Extension spoofing represents a security concern where malicious files use deceptive extensions. A file might be named report.pdf.exe where .exe is the actual extension but users only notice the .pdf part. Unicode characters that look like periods can create fake extensions. Right-to-left override characters can visually reverse extension order, making file.exe appear as file.txt in some contexts. These techniques exploit how operating systems display filenames to deceive users about file types.
Character encoding issues sometimes affect extensions. While extensions typically use ASCII characters, some systems allow Unicode in extensions. An extension that appears as .txt might actually contain visually similar Unicode characters, causing the file to be unrecognized by systems expecting standard ASCII extensions. This creates confusing situations where files appear to have correct extensions but aren’t handled properly.
File Extension Management Tools and Utilities
Various tools help users and administrators manage file extensions and their associations across different operating systems.
Windows provides several built-in tools for extension management. The Settings app includes “Default apps” where you can set default programs by file type, reviewing and changing associations for every registered extension. The older Control Panel still includes “Default Programs” with similar functionality but more detailed options. For advanced users, the registry editor (regedit.exe) provides direct access to extension associations in HKEY_CLASSES_ROOT, allowing manual editing of file type definitions, though this requires expertise and care.
The Windows assoc and ftype command-line utilities allow scripting file associations. The assoc command manages extension-to-file-type associations (e.g., assoc .txt=txtfile), while ftype manages file-type-to-application mappings (e.g., ftype txtfile="C:\Windows\notepad.exe" %1). System administrators use these commands in scripts to configure file associations across multiple computers consistently.
macOS includes duti, a command-line utility for managing file associations. While not built into the system, duti is commonly used by administrators and power users to set default applications for file extensions and UTIs programmatically. The built-in defaults command can also manipulate Launch Services associations, though it requires understanding macOS property list structures.
Linux desktop environments provide both graphical and command-line tools. The xdg-mime command queries and sets MIME type associations, allowing you to check which application handles a file type or change the default handler. Desktop file managers like Nautilus (GNOME) and Dolphin (KDE) provide graphical interfaces for changing default applications through “Properties” or “Open With” dialogs, modifying the underlying MIME database.
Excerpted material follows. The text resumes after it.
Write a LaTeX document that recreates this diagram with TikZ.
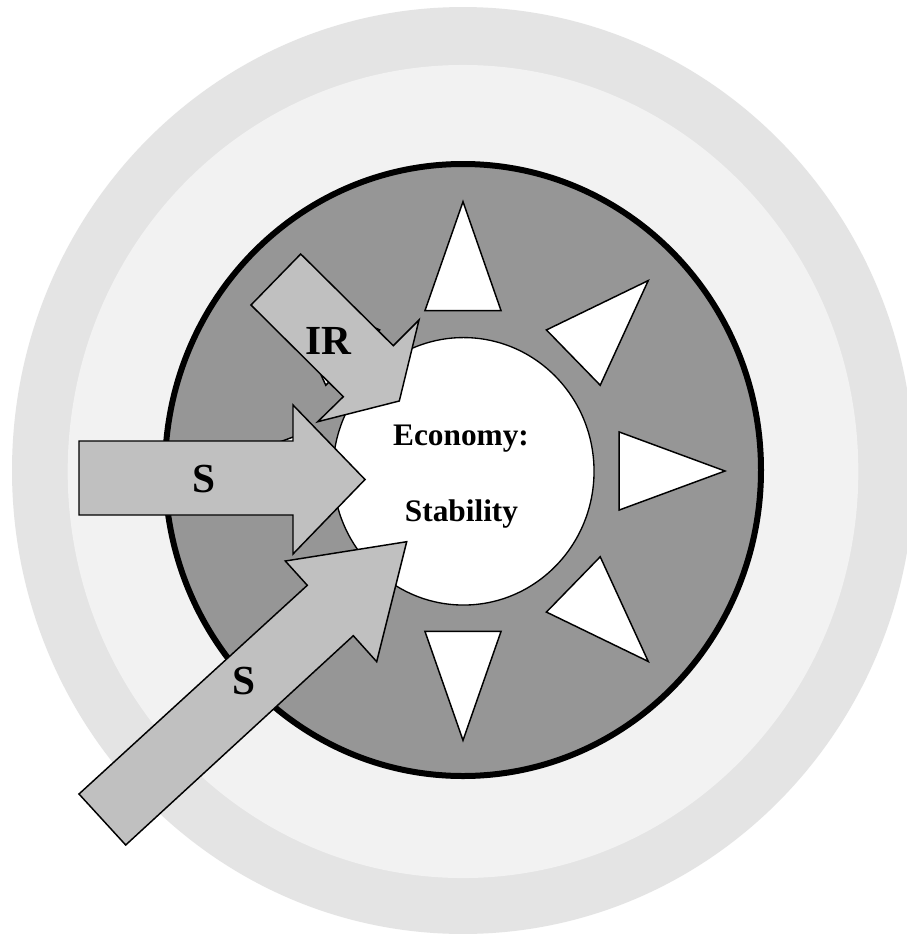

The file command on Unix-like systems (including Linux and macOS) identifies file types based on content rather than extension. Running file filename analyzes the file’s contents using a database of “magic numbers” (header signatures) and returns a description of the file type. This content-based identification helps verify that files actually contain the data their extensions claim and identifies files with missing or incorrect extensions.
Registry cleaners and file association repair tools exist for Windows to fix corrupted associations. Tools like FileTypesMan (from NirSoft) provide detailed views of all registered file types and extensions, showing associated applications, icons, and actions. When Windows associations become corrupted (often after installing or uninstalling software), these tools can reset associations to defaults or manually fix broken registrations.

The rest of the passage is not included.